If you manage to compile the image, share it please, I simply don't have the time now to learn all the bits and pieces of the image build process...:frowning: yet it would be awesome to finally see this board alive again.

I more so just wanted to make sure there was not user error on my part. There seems to be so many different modes of login from enable mode, diagnoistic mode, u-boot, config t, etc that I wanted to make sure I was using the right mode to provide the output? Which mode do you want the show tech-support command from?

Here you go:

U-Boot 2011.12.(3.6.1.1) (Sep 22 2021 - 11:34:08)

Board: RTL9300 CPU:800MHz LX:175MHz DDR:600MHz
DRAM:  256 MB
SPI-F: MXIC/C22019/MMIO32-4/ModeC 1x32 MB (plr_flash_info @ 83f7cd34)
Loading 65536B env. variables from offset 0xe0000
Net:   Net Initialization Skipped
No ethernet found.
Hit Esc key to stop autoboot:  0
## dual_image_sel ... -1-0-<NULL>
## Booting image from partition ... 0
## Booting kernel from Legacy Image at 81000000 ...
   Image Name:   RTK_SDK
   Created:      2021-09-22  11:39:46 UTC
   Image Type:   MIPS Linux Kernel Image (lzma compressed)
   Data Size:    9094915 Bytes = 8.7 MB
   Load Address: 80000000
   Entry Point:  802a65b0
   Verifying Checksum ... OK
   Uncompressing Kernel Image ... OK

Starting kernel ...


Loading drivers..................................OK
Loading basic manager applications...............OK
Loading L2 applications..........................OK
Loading L3 applications..........................OK
Loading manager applications.....................OK

Username(1-64 chars):

I did some investigation. Basically, the chip revision is the last digits of the CPU-model number divided by 2:
REV-A: 0, REV-B: 1, REV-C: 2, REV-D: 3. So yours is a B, mine is a REV-D. There are plenty of statements in the SDK code that make a distinction between chips with REV < C and the newer ones. One difference concerns the RTL8396, the rest concerns the multicast configuration table. This seems to not exist on the early devices. I can try to disable that table for devices with REV < C. But debugging this will be very hard for me without actual device access. I will see what can be done.

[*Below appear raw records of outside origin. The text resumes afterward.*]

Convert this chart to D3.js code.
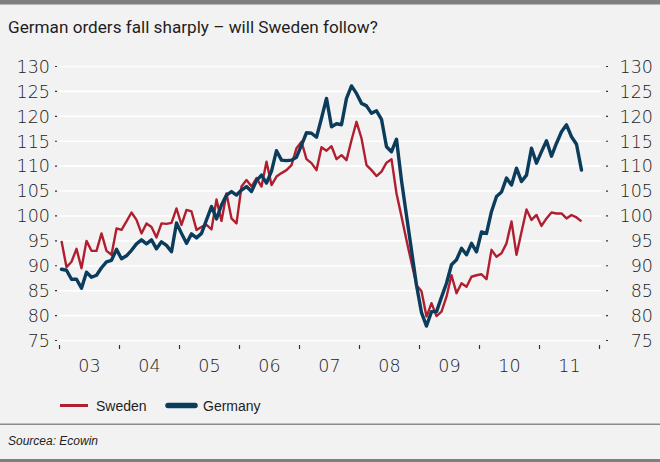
<!DOCTYPE html>
<html>
<head>
<meta charset="utf-8">
<script src="https://cdn.jsdelivr.net/npm/d3@7"></script>
<style>
  html, body { margin: 0; padding: 0; background: #f2f2f2; }
  svg { display: block; }
</style>
</head>
<body>
<svg id="chart" width="660" height="462"></svg>
<script>
// ---- Data (monthly, Jan 2003 – Sep 2011) ----
const startYear = 2003;
const yearLabels = ["03", "04", "05", "06", "07", "08", "09", "10", "11"];
const yTicks = [75, 80, 85, 90, 95, 100, 105, 110, 115, 120, 125, 130];

const sweden = [
  94.9, 89.6, 90.7, 93.3, 89.4, 94.9, 92.9, 92.9, 96.4, 92.9, 92.1, 97.4,
  97.1, 98.8, 100.6, 99.1, 96.4, 98.4, 97.7, 95.6, 98.4, 98.3, 98.5, 101.4,
  98.1, 101.1, 100.8, 97.1, 97.7, 98.1, 97.2, 103.2, 98.9, 104.4, 99.4, 98.4,
  105.8, 107.1, 105.8, 107.5, 105.8, 110.8, 106.1, 107.8, 108.5, 109.1, 110.1, 113.5,
  114.8, 111.3, 110.5, 109.1, 113.7, 113.0, 113.9, 111.3, 112.1, 111.1, 115.1, 118.8,
  115.5, 110.1, 109.1, 107.9, 108.8, 110.6, 111.3, 104.4, 99.8, 95.0, 90.5, 86.0,
  84.8, 79.7, 82.4, 79.8, 80.7, 83.7, 88.0, 84.4, 86.4, 85.7, 87.7, 88.0,
  88.2, 87.2, 93.1, 91.7, 92.4, 94.4, 98.8, 92.1, 96.7, 101.2, 99.1, 100.1,
  97.9, 99.4, 100.6, 100.4, 100.4, 99.4, 100.1, 99.6, 98.8
];

const germany = [
  89.2, 89.0, 87.2, 87.2, 85.4, 88.6, 87.6, 88.0, 89.5, 90.7, 91.0, 93.2,
  91.3, 91.9, 93.0, 94.3, 95.1, 94.3, 95.1, 93.3, 94.7, 94.0, 92.7, 98.5,
  96.4, 94.4, 96.3, 95.5, 96.4, 99.1, 101.8, 99.3, 102.1, 104.1, 104.8, 104.1,
  105.1, 105.8, 104.8, 107.0, 108.1, 106.5, 108.9, 113.0, 111.1, 111.0, 111.1, 111.7,
  114.1, 116.6, 116.5, 115.7, 119.5, 123.5, 117.8, 118.4, 118.2, 123.5, 126.0, 124.5,
  122.5, 122.0, 120.5, 121.0, 119.3, 113.8, 112.8, 115.3, 107.0, 100.0, 93.0, 86.0,
  80.5, 77.8, 80.7, 80.7, 83.6, 86.4, 90.1, 91.1, 93.4, 92.1, 94.4, 92.7,
  96.7, 96.4, 100.8, 103.8, 104.7, 107.5, 106.1, 109.5, 106.8, 108.1, 113.5, 110.5,
  112.8, 115.0, 111.9, 114.5, 116.8, 118.2, 115.8, 114.3, 109.1
];

const seriesNames = ["Sweden", "Germany"];
const seriesColors = ["#b01f2f", "#0c3c5c"];

// ---- Layout ----
const W = 660, H = 462;
const svg = d3.select("#chart");

svg.append("rect").attr("x", 0).attr("y", 0).attr("width", W).attr("height", H).attr("fill", "#f2f2f2");
svg.append("rect").attr("x", 0).attr("y", 0).attr("width", W).attr("height", 4.5).attr("fill", "#7f7f7f");
svg.append("rect").attr("x", 0).attr("y", 459).attr("width", W).attr("height", 3).attr("fill", "#7f7f7f");
svg.append("rect").attr("x", 0).attr("y", 423.5).attr("width", W).attr("height", 1.5).attr("fill", "#8a8a8a");

// Title
const title = svg.append("text")
  .attr("x", 8).attr("y", 33)
  .attr("font-family", "Roboto, 'DejaVu Sans', sans-serif")
  .attr("font-size", 17)
  .attr("fill", "#1e1e1e")
  .text("German orders fall sharply – will Sweden follow?");
{
  const len = title.node().getComputedTextLength();
  title.attr("font-size", 17 * 370 / len);
}

// Scales
const nMonths = yearLabels.length * 12;
const x = d3.scaleLinear().domain([0, nMonths]).range([59, 599]);
const y = d3.scaleLinear().domain([75, 130]).range([340, 66]);

const tickFont = "'DejaVu Sans', sans-serif";
const tickColor = "#1c1c1c";

// Gridlines
const grid = svg.append("g").attr("transform", `translate(${x(0)},0)`)
  .call(d3.axisLeft(y).tickValues(yTicks).tickSize(-(x(nMonths) - x(0) + 2)).tickFormat(""));
grid.select(".domain").remove();
grid.selectAll(".tick line").attr("stroke", "#ffffff").attr("stroke-width", 1.6);

// Left axis
const yl = svg.append("g").attr("transform", "translate(57,0)")
  .call(d3.axisLeft(y).tickValues(yTicks).tickSize(2).tickPadding(5));
yl.select(".domain").remove();
yl.selectAll(".tick line").attr("stroke", "#333").attr("stroke-width", 1.2);
yl.selectAll(".tick text").attr("font-family", tickFont).attr("font-size", 17.5)
  .attr("font-weight", 200).attr("fill", tickColor).attr("dy", "0.36em");

// Right axis
const yr = svg.append("g").attr("transform", "translate(606,0)")
  .call(d3.axisRight(y).tickValues(yTicks).tickSize(2).tickPadding(5));
yr.select(".domain").remove();
yr.selectAll(".tick line").attr("stroke", "#333").attr("stroke-width", 1.2);
yr.selectAll(".tick text").attr("font-family", tickFont).attr("font-size", 17.5)
  .attr("font-weight", 200).attr("fill", tickColor).attr("text-anchor", "end").attr("x", 47).attr("dy", "0.36em");

// X axis tick marks (year boundaries)
const yearBounds = d3.range(0, nMonths + 1, 12);
const xt = svg.append("g").attr("transform", "translate(0,345)")
  .call(d3.axisBottom(x).tickValues(yearBounds).tickSize(4).tickFormat(""));
xt.select(".domain").remove();
xt.selectAll(".tick line").attr("stroke", "#333").attr("stroke-width", 1.2);

// X axis labels (mid-year)
const xl = svg.append("g").attr("transform", "translate(0,356)")
  .call(d3.axisBottom(x).tickValues(yearLabels.map((d, i) => i * 12 + 6)).tickSize(0).tickPadding(0)
    .tickFormat((d, i) => yearLabels[i]));
xl.select(".domain").remove();
xl.selectAll(".tick text").attr("font-family", tickFont).attr("font-size", 17.5)
  .attr("font-weight", 200).attr("fill", tickColor).attr("dy", "0.9em");

// Lines
const line = d3.line().x((d, i) => x(i + 0.5)).y(d => y(d)).curve(d3.curveLinear);

svg.append("path").datum(sweden)
  .attr("d", line).attr("fill", "none")
  .attr("stroke", seriesColors[0]).attr("stroke-width", 2.4).attr("stroke-linejoin", "round");

svg.append("path").datum(germany)
  .attr("d", line).attr("fill", "none")
  .attr("stroke", seriesColors[1]).attr("stroke-width", 3.4).attr("stroke-linejoin", "round")
  .attr("stroke-linecap", "round");

// Legend
const legendX = [60, 168];
const legendW = [28, 27];
const legendSW = [3, 5.5];
seriesNames.forEach((name, i) => {
  svg.append("line")
    .attr("x1", legendX[i]).attr("x2", legendX[i] + legendW[i])
    .attr("y1", 405.5).attr("y2", 405.5)
    .attr("stroke", seriesColors[i]).attr("stroke-width", legendSW[i])
    .attr("stroke-linecap", i === 1 ? "round" : "butt");
  svg.append("text")
    .attr("x", legendX[i] + legendW[i] + 8).attr("y", 410.5)
    .attr("font-family", "'Liberation Sans', Arial, sans-serif")
    .attr("font-size", 14).attr("fill", "#1e1e1e")
    .text(name);
});

// Source
svg.append("text")
  .attr("x", 8).attr("y", 445)
  .attr("font-family", "'Liberation Sans', Arial, sans-serif")
  .attr("font-size", 12).attr("font-style", "italic").attr("fill", "#222")
  .text("Sourcea: Ecowin");
</script>
</body>
</html>
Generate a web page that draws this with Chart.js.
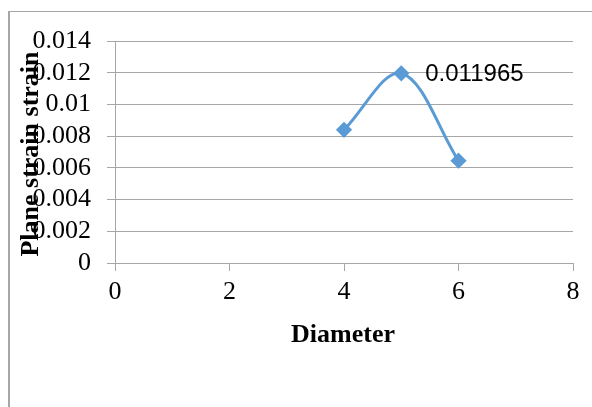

Sorry for asking some I am sure already answered questions, I am trying to get RTL8382 support working under 5.16-rc4.
Got the RTL8231 working on DGS-1210-28P but with some hacks to drop the mutex and soc_info as those don't exist upstream, which got the reboot working.

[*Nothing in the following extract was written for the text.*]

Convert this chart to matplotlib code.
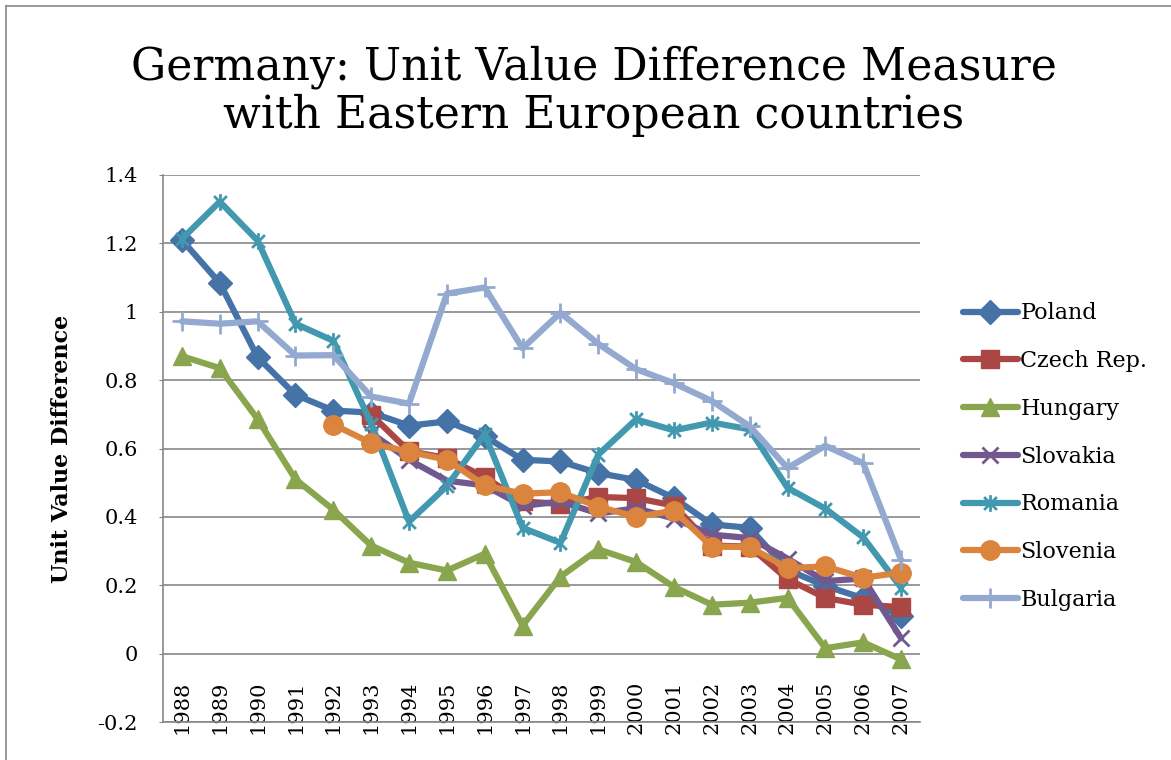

I understand that the Realtek SMI is used to talk to the RTL8231 and it's not really a second name for MDIO like with other vendors.
Is it by any chance compatible with the upstream Realtek SMI driver they added because of the switches?
https://git.kernel.org/pub/scm/linux/kernel/git/torvalds/linux.git/tree/drivers/net/dsa/realtek-smi-core.c?h=v5.16-rc4

Cause despite the code working, all of the drivers are interconnected currently and that doesn't look upstream friendly at all.
I haven't dealt with upstreaming MIPS so far, but have done a lot of ARM/ARM64 upstreaming.
I don't want to be one of those just complaining but without upstreaming maintaining, this will become a pain.